Despite the 3–1 scoreline, the match was far from one-sided, and Yale (1–7–0, 0–1–0 Ivy) was competitive even up to the game’s waning moments. The Bulldogs were the first to get on the board with an early goal by midfielder Nicky Downs ’19, and although an own goal quickly ended that early Eli lead, the Crimson never held more than a one-goal lead until a penalty kick in the 89th minute of play. Nevertheless, Eli players were quick to point out they did not feel they had earned a better result.

“It’s definitely disappointing, [because] we’ve been working hard, training hard and [we] put up a really good fight, but you can’t get into the mindset that you deserve something to go better,” midfielder Saul Downie ’18 said. “You just have to go out there and make it better.”

Within the first two minutes, the Crimson (2–4–2, 1–0–0) saw the first goal chance of the game as a long Harvard ball cut across the box. Goalkeeper Kees Schipper ’19 dove to his left and got one hand on it, deflecting it just enough to see it roll harmlessly out of play.

Five minutes later, it was the Bulldogs who took the early lead through Downs’ first career goal. Midfielder Archie Kinnane ’18 passed a corner ball to midfielder Henry Albrecht ’17, who then fed it to an unmarked Downs. The Harvard goalkeeper could only watch over his shoulder as Downs’ shot smashed the upper right corner.

“It was something we drew up this week, and we trained [the set piece play] a decent amount in practice, although not as successfully as it ended up working out in the game,” Downs said. “The [pass by Albrecht] was really good. I had enough space to get the shot off, and I just hit it and it went in. You catch a lucky break once in a while.”

The goal wasn’t Downs’ only bright spot in the game — he repeatedly earned applause for outsmarting and outmaneuvering a host of Harvard defenders.

After Downs’ goal, however, Yale’s defense failed to maintain the 1–0 lead. Seven minutes later, Schipper moved forward to defend a dangerous Harvard ball, but a mix-up saw captain and defender Philip Piper ’16 pass the ball back to an empty Yale goal. The Bulldogs were helpless as the ball crept into the net behind them.

Still, Yale’s first half ended as the best opening frame for the Elis since their win over Quinnipiac on Sept. 19. Unlike the previous two matches, when the Eli were held shotless in the first 45 minutes, the Bulldog attack in Saturday’s match regularly threatened the Harvard wall. At halftime, the only Crimson goal was off the foot of a Yale player.

The second half, however, saw Harvard come out of the locker room with more energy, outshooting Yale 3–1 in the minutes leading up to the Crimson’s second goal. Harvard forward Jake Freeman dove to head in a long cross that put Harvard ahead for its first lead of the night — and the first multi-goal game for the Crimson since its win over Stony Brook on Sept. 13.

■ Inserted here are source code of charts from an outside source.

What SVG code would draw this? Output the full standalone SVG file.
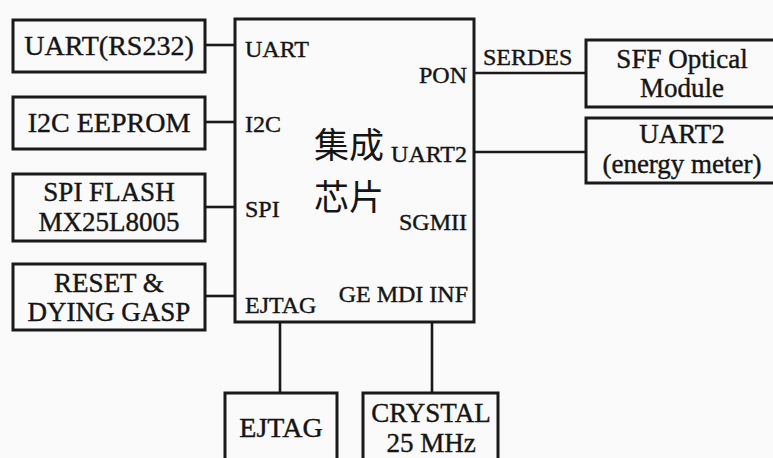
<svg xmlns="http://www.w3.org/2000/svg" width="773" height="458" viewBox="0 0 773 458">
<style>
.box{fill:none;stroke:#1a1a1a;stroke-width:3}
.ln{fill:none;stroke:#1a1a1a;stroke-width:2.6}
text{font-family:"Liberation Serif","Noto Sans CJK SC",serif;fill:#151515;stroke:#151515;stroke-width:0.4}
.b{font-size:28px;text-anchor:middle}
.t{font-size:27px;text-anchor:middle}
.p{font-size:24px}
.r{text-anchor:end}
.cn{font-family:"Noto Sans CJK SC","Liberation Serif",serif;font-size:35px;stroke-width:0}
</style>
<rect width="773" height="458" fill="#fafafa"/>
<g id="connectors">
<line class="ln" x1="205" y1="45" x2="235" y2="45"/>
<line class="ln" x1="205" y1="122" x2="235" y2="122"/>
<line class="ln" x1="205" y1="207" x2="235" y2="207"/>
<line class="ln" x1="205" y1="296" x2="235" y2="296"/>
<line class="ln" x1="474" y1="73" x2="586" y2="73"/>
<text class="p" x="483" y="65">SERDES</text>
<line class="ln" x1="474" y1="152" x2="586" y2="152"/>
<line class="ln" x1="280" y1="322" x2="280" y2="393"/>
<line class="ln" x1="432" y1="322" x2="432" y2="393"/>
</g>
<g id="chip">
<rect class="box" x="235" y="19" width="239" height="303"/>
<text class="p" x="245" y="57">UART</text>
<text class="p r" x="467" y="83">PON</text>
<text class="p" x="245" y="132">I2C</text>
<text class="cn" x="314" y="158">集成</text>
<text class="p r" x="467" y="162">UART2</text>
<text class="cn" x="314" y="210">芯片</text>
<text class="p" x="245" y="217">SPI</text>
<text class="p r" x="467" y="230">SGMII</text>
<text class="p" x="245" y="313">EJTAG</text>
<text class="p r" x="468" y="302">GE MDI INF</text>
</g>
<g id="uart-rs232">
<rect class="box" x="13" y="20" width="192" height="52"/>
<text class="b" x="109" y="55">UART(RS232)</text>
</g>
<g id="i2c-eeprom">
<rect class="box" x="13" y="97" width="192" height="52"/>
<text class="b" x="109" y="132">I2C EEPROM</text>
</g>
<g id="spi-flash">
<rect class="box" x="13" y="174" width="192" height="67"/>
<text class="t" x="109" y="201">SPI FLASH</text>
<text class="t" x="109" y="231">MX25L8005</text>
</g>
<g id="reset">
<rect class="box" x="13" y="264" width="192" height="66"/>
<text class="t" x="109" y="292">RESET &amp;</text>
<text class="t" x="109" y="321">DYING GASP</text>
</g>
<g id="sff">
<rect class="box" x="586" y="40" width="192" height="67"/>
<text class="t" x="682" y="68">SFF Optical</text>
<text class="t" x="682" y="97">Module</text>
</g>
<g id="uart2">
<rect class="box" x="586" y="118" width="192" height="65"/>
<text class="t" x="682" y="143">UART2</text>
<text class="t" x="682" y="173">(energy meter)</text>
</g>
<g id="ejtag">
<rect class="box" x="225" y="393" width="112" height="80"/>
<text class="b" x="281" y="437">EJTAG</text>
</g>
<g id="crystal">
<rect class="box" x="363" y="393" width="135" height="80"/>
<text class="t" x="431" y="422">CRYSTAL</text>
<text class="t" x="431" y="452">25 MHz</text>
</g>
</svg>
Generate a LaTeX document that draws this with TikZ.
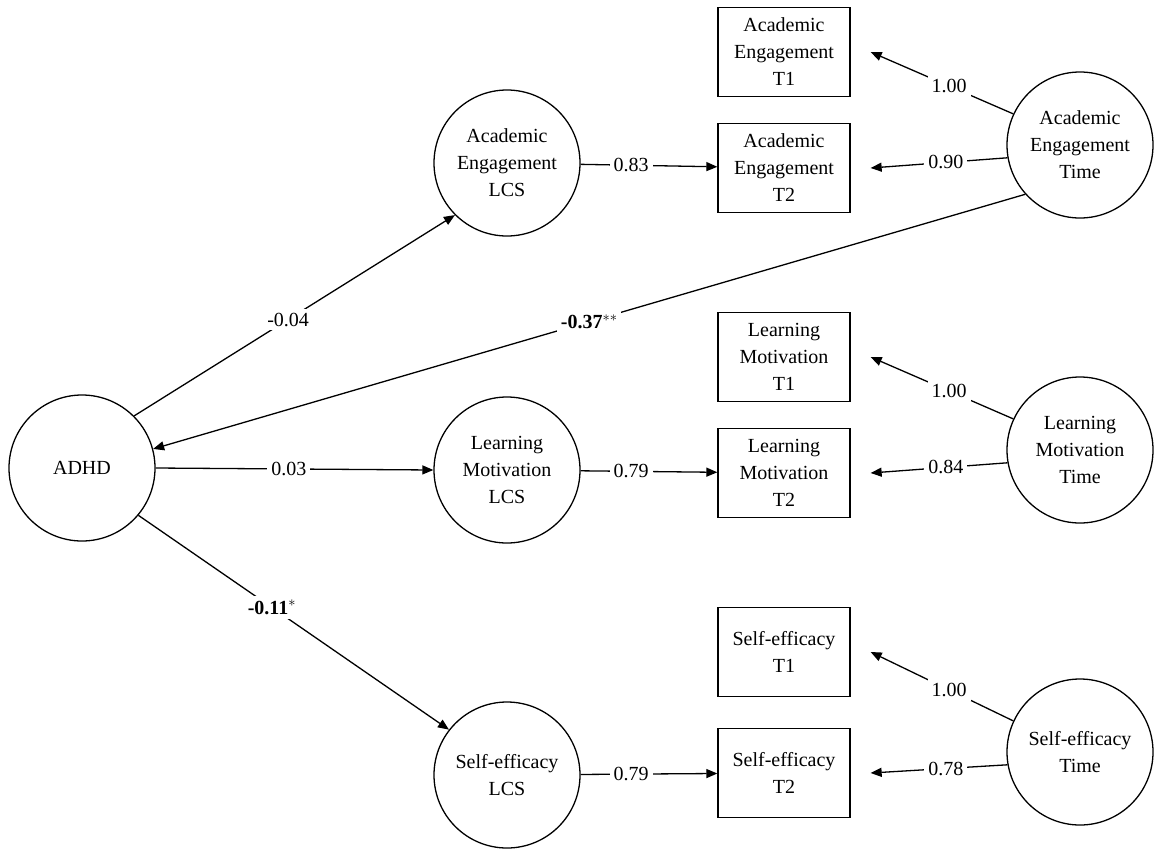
\documentclass[tikz,border=0pt]{standalone}
\usepackage{fontspec}
\setmainfont{Liberation Serif}
\usetikzlibrary{arrows.meta}
\begin{document}
\begin{tikzpicture}[x=1pt,y=-1pt,
  every node/.style={font=\fontsize{20}{27}\selectfont},
  circ/.style={circle,draw,line width=1.3pt,minimum size=146pt,inner sep=0pt,align=center},
  box/.style={rectangle,draw,line width=1.3pt,minimum width=132pt,minimum height=89pt,inner sep=0pt,align=center},
  arr/.style={line width=1.3pt,-{Triangle[length=11pt,width=9pt]}},
  lab/.style={fill=white,inner sep=4pt}]
\useasboundingbox (0,0) rectangle (1169,849);
\node[circ] (adhd) at (82,468) {ADHD};
\node[circ] (aelcs) at (507,163) {Academic\\Engagement\\LCS};
\node[circ] (lmlcs) at (507,470) {Learning\\Motivation\\LCS};
\node[circ] (selcs) at (507,775) {Self-efficacy\\LCS};
\node[circ] (aet) at (1080,145) {Academic\\Engagement\\Time};
\node[circ] (lmt) at (1080,450) {Learning\\Motivation\\Time};
\node[circ] (set) at (1080,752) {Self-efficacy\\Time};
\node[box] (ae1) at (784,52) {Academic\\Engagement\\T1};
\node[box] (ae2) at (784,168) {Academic\\Engagement\\T2};
\node[box] (lm1) at (784,357) {Learning\\Motivation\\T1};
\node[box] (lm2) at (784,473) {Learning\\Motivation\\T2};
\node[box] (se1) at (784,652) {Self-efficacy\\T1};
\node[box] (se2) at (784,773) {Self-efficacy\\T2};
% ADHD paths
\draw[arr] (adhd.45) -- node[lab,pos=0.48]{-0.04} (aelcs.225);
\draw[arr] (adhd.east) -- node[lab,pos=0.48]{0.03} (lmlcs.west);
\draw[arr] (adhd.-40) -- node[lab,pos=0.43]{\textbf{-0.11}$^{*}$} (selcs.142);
\draw[arr] (aet.222) -- node[lab,pos=0.5]{\textbf{-0.37}$^{**}$} (adhd.15);
% LCS -> T2
\draw[arr] (aelcs) -- node[lab,pos=0.37]{0.83} (ae2);
\draw[arr] (lmlcs) -- node[lab,pos=0.37]{0.79} (lm2);
\draw[arr] (selcs) -- node[lab,pos=0.37]{0.79} (se2);
% Time -> T1/T2
\draw[arr] (aet.155) -- node[lab,pos=0.45]{1.00} ([xshift=20pt]ae1.east);
\draw[arr] (aet.190) -- node[lab,pos=0.45]{0.90} ([xshift=20pt]ae2.east);
\draw[arr] (lmt.155) -- node[lab,pos=0.45]{1.00} ([xshift=20pt]lm1.east);
\draw[arr] (lmt.190) -- node[lab,pos=0.45]{0.84} ([xshift=20pt]lm2.east);
\draw[arr] (set.155) -- node[lab,pos=0.45]{1.00} ([xshift=20pt]se1.east);
\draw[arr] (set.190) -- node[lab,pos=0.45]{0.78} ([xshift=20pt]se2.east);
\end{tikzpicture}
\end{document}
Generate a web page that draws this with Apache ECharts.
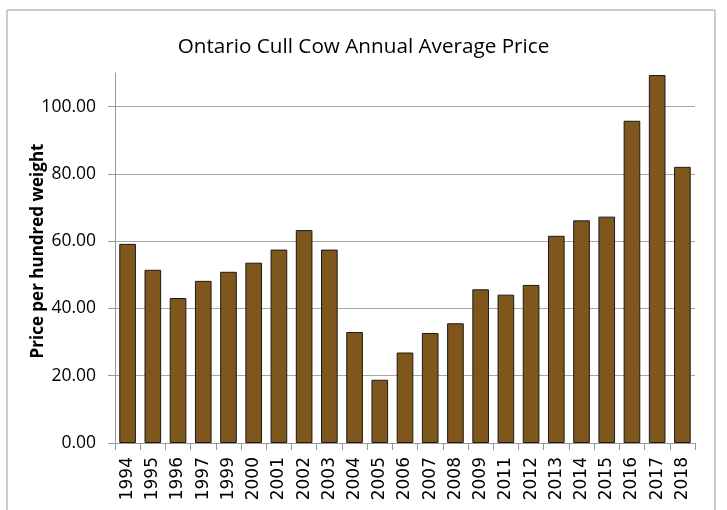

Yale had several chances in the final 20 minutes to equalize. The contest was not over until a Harvard player was found down in the box two minutes from time and a penalty was called against Piper, who was visibly upset with the call. Schipper dove to the left as Crimson midfielder Tim Schmoll tapped the penalty to the right, effectively sealing the result of the match.

In an otherwise tight contest from start to finish, the difference, perhaps, was the own goal. In addition to Downs, midfielder Ollie Iselin ’18 also played particularly well, accounting for six of Yale’s 10 shots. But the Bulldogs could not maintain their offensive intensity throughout the game, a problem they have struggled with throughout the 2015 season. Yale lost efficiency in the second half and only reclaimed it in the closing minutes while searching for an equalizer.

Goalkeeper Ryan Simpson ’17, who has been out with a leg injury for four games, said the attack is the area that the Bulldogs will focus on in the coming week of practice.

“Defensively, again, we were really strong and the goals we let in were just lapses — small lapses — but it’s all preventable stuff,” Simpson said. “I think we’re going to work on putting more balls in the back of the net, and we’ll look to be more effective doing that moving forward.”

Ivy play takes a pause on Tuesday as Yale faces Rutgers on the road. On Saturday, the Elis will return home and attempt to regroup for their next conference match against Dartmouth, the defending Ivy League champions. The match kicks off at 4 p.m.